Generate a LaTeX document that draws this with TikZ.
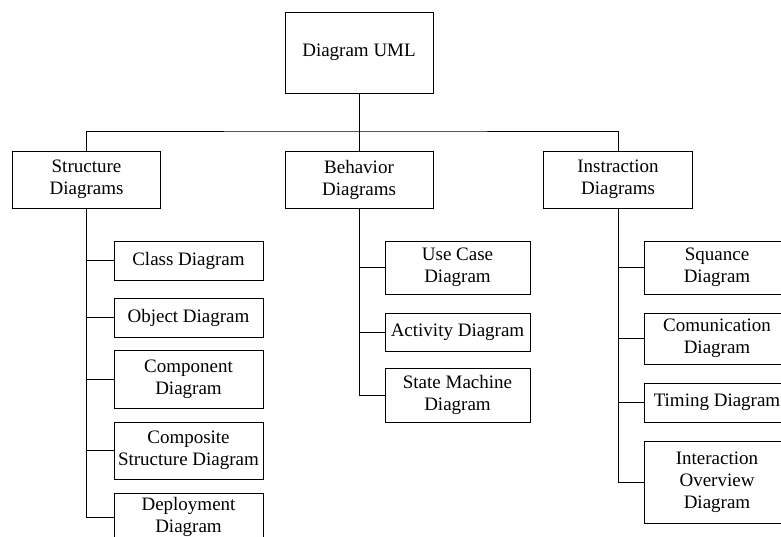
\documentclass[tikz,border=0pt]{standalone}
\usepackage{fontspec}
\setmainfont{Liberation Serif}
\begin{document}
\begin{tikzpicture}[x=1pt,y=-1pt,line width=1pt,
box/.style 2 args={draw=black,rectangle,align=center,inner sep=1pt,font=\fontsize{19}{22}\selectfont,minimum width=#1pt,minimum height=#2pt}]
\useasboundingbox (0,0) rectangle (781,536);
\clip (0,0) rectangle (781,536);
\node [box={148}{81}] (uml) at (359,52.5) {Diagram UML};
\node [box={148}{57}] (struct) at (86.5,179.5) {Structure\\Diagrams};
\node [box={148}{57}] (behav) at (359,179.5) {Behavior\\Diagrams};
\node [box={149}{57}] (instr) at (618,179.5) {Instraction\\Diagrams};
\node [box={149}{39}] (classd) at (188.5,260.5) {Class Diagram};
\node [box={149}{39}] (objectd) at (188.5,317.5) {Object Diagram};
\node [box={149}{58}] (componentd) at (188.5,379) {Component\\Diagram};
\node [box={149}{57}] (composited) at (188.5,450.5) {Composite\\Structure Diagram};
\node [box={149}{48}] (deployd) at (188.5,517) {Deployment\\Diagram};
\node [box={145}{53}] (usecased) at (457.5,267.5) {Use Case\\Diagram};
\node [box={145}{38}] (activityd) at (457.5,332) {Activity Diagram};
\node [box={145}{54}] (stated) at (457.5,395) {State Machine\\Diagram};
\node [box={146}{53}] (squanced) at (717,267.5) {Squance\\Diagram};
\node [box={146}{51}] (comud) at (717,338.5) {Comunication\\Diagram};
\node [box={146}{39}] (timingd) at (717,402.5) {Timing Diagram};
\node [box={146}{82}] (interd) at (717,482) {Interaction\\Overview\\Diagram};
\coordinate (bus) at (359,131);
\draw [black] (uml.south) -- (behav.north);
\draw [black] (struct.north) |- (bus) -| (instr.north);
\draw [black] (struct.south) |- (deployd.west);
\draw [black] (struct.south |- classd.west) -- (classd.west);
\draw [black] (struct.south |- objectd.west) -- (objectd.west);
\draw [black] (struct.south |- componentd.west) -- (componentd.west);
\draw [black] (struct.south |- composited.west) -- (composited.west);
\draw [black] (behav.south) |- (stated.west);
\draw [black] (behav.south |- usecased.west) -- (usecased.west);
\draw [black] (behav.south |- activityd.west) -- (activityd.west);
\draw [black] (instr.south) |- (interd.west);
\draw [black] (instr.south |- squanced.west) -- (squanced.west);
\draw [black] (instr.south |- comud.west) -- (comud.west);
\draw [black] (instr.south |- timingd.west) -- (timingd.west);
\end{tikzpicture}
\end{document}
━━━━━━━━
Copy out all the data exactly; skip the pictures.

• [TASK ANSWER]
Generate a LaTeX document that draws this with TikZ.
\documentclass[tikz,border=0pt]{standalone}
\usepackage{fontspec}
\setmainfont{Liberation Serif}
\begin{document}
\begin{tikzpicture}[x=1pt,y=-1pt,line width=1pt,
box/.style 2 args={draw=black,rectangle,align=center,inner sep=1pt,font=\fontsize{19}{22}\selectfont,minimum width=#1pt,minimum height=#2pt}]
\useasboundingbox (0,0) rectangle (781,536);
\clip (0,0) rectangle (781,536);
\node [box={148}{81}] (uml) at (359,52.5) {Diagram UML};
\node [box={148}{57}] (struct) at (86.5,179.5) {Structure\\Diagrams};
\node [box={148}{57}] (behav) at (359,179.5) {Behavior\\Diagrams};
\node [box={149}{57}] (instr) at (618,179.5) {Instraction\\Diagrams};
\node [box={149}{39}] (classd) at (188.5,260.5) {Class Diagram};
\node [box={149}{39}] (objectd) at (188.5,317.5) {Object Diagram};
\node [box={149}{58}] (componentd) at (188.5,379) {Component\\Diagram};
\node [box={149}{57}] (composited) at (188.5,450.5) {Composite\\Structure Diagram};
\node [box={149}{48}] (deployd) at (188.5,517) {Deployment\\Diagram};
\node [box={145}{53}] (usecased) at (457.5,267.5) {Use Case\\Diagram};
\node [box={145}{38}] (activityd) at (457.5,332) {Activity Diagram};
\node [box={145}{54}] (stated) at (457.5,395) {State Machine\\Diagram};
\node [box={146}{53}] (squanced) at (717,267.5) {Squance\\Diagram};
\node [box={146}{51}] (comud) at (717,338.5) {Comunication\\Diagram};
\node [box={146}{39}] (timingd) at (717,402.5) {Timing Diagram};
\node [box={146}{82}] (interd) at (717,482) {Interaction\\Overview\\Diagram};
\coordinate (bus) at (359,131);
\draw [black] (uml.south) -- (behav.north);
\draw [black] (struct.north) |- (bus) -| (instr.north);
\draw [black] (struct.south) |- (deployd.west);
\draw [black] (struct.south |- classd.west) -- (classd.west);
\draw [black] (struct.south |- objectd.west) -- (objectd.west);
\draw [black] (struct.south |- componentd.west) -- (componentd.west);
\draw [black] (struct.south |- composited.west) -- (composited.west);
\draw [black] (behav.south) |- (stated.west);
\draw [black] (behav.south |- usecased.west) -- (usecased.west);
\draw [black] (behav.south |- activityd.west) -- (activityd.west);
\draw [black] (instr.south) |- (interd.west);
\draw [black] (instr.south |- squanced.west) -- (squanced.west);
\draw [black] (instr.south |- comud.west) -- (comud.west);
\draw [black] (instr.south |- timingd.west) -- (timingd.west);
\end{tikzpicture}
\end{document}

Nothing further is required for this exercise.